Investment firm Piper Sandler adjusted its outlook on January 28, reducing its price target for EXE to $137 from $138, while reaffirming its 'Overweight' rating. The modest revision points to a mixed environment: analysts anticipate robust fourth-quarter results for gas-focused equities, but acknowledge headwinds from volatile regional pricing at the WAHA hub and softer oil and natural gas liquids (NGL) markets.

The move follows a similar, but deeper, cut by Barclays a week earlier, which slashed its target to $126 from $136, though it also maintained a positive rating. Barclays cited a broader review of exploration and production stocks ahead of Q4 earnings, noting the sector's resilient cash-return models but advising caution due to near-term commodity price uncertainty.

Looking ahead, the narrative for Expand Energy and its peers is increasingly tied to long-term liquefied natural gas (LNG) demand. As the industry pivots toward FY 2026, analysts like those at Piper Sandler expect major gas producers to shift gears from capital discipline to strategic growth initiatives, positioning themselves to feed the expanding global LNG market.

Market Voices:

"This is a minor adjustment, not a change in thesis," says Michael Rivera, a portfolio manager at Horizon Capital. "EXE's integrated assets post-merger make it a key player. The focus is on their operational execution ahead of the coming LNG wave."
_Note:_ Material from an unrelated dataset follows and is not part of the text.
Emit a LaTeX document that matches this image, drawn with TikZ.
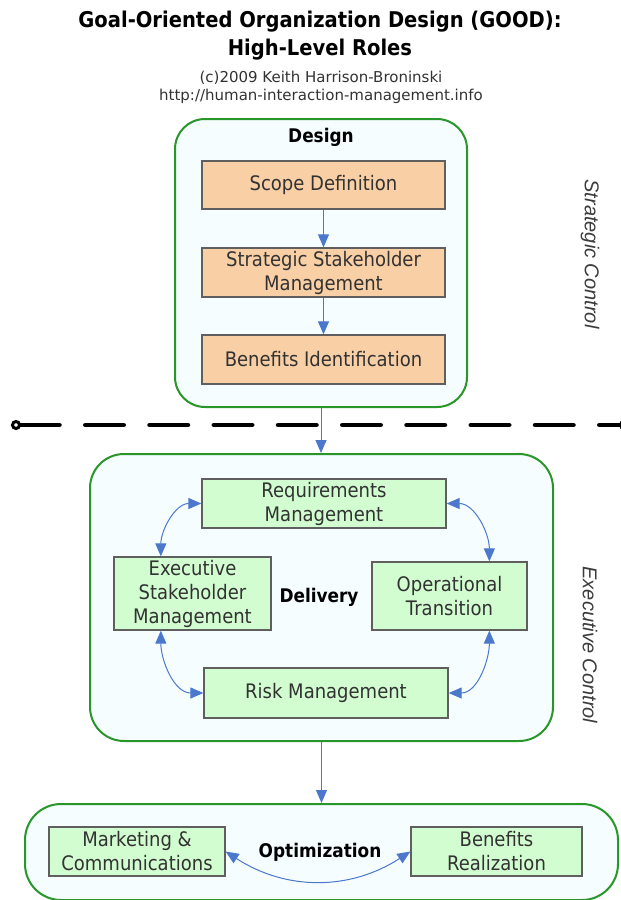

"It's a red flag," counters Sarah Chen, an independent energy analyst known for her critical stance. "Two target cuts in a week, even if ratings hold, signal the Street is getting nervous. The 'resilient' cash flow story is being tested by weak real prices. Investors are being told to hope for 2026 while ignoring 2025's volatility."

"The Barclays cut seems more about sector rebalancing," adds David Wells, a veteran oil & gas reporter. "The key takeaway is that despite noise, the analyst consensus remains constructive on well-positioned gas giants like EXE for the long haul."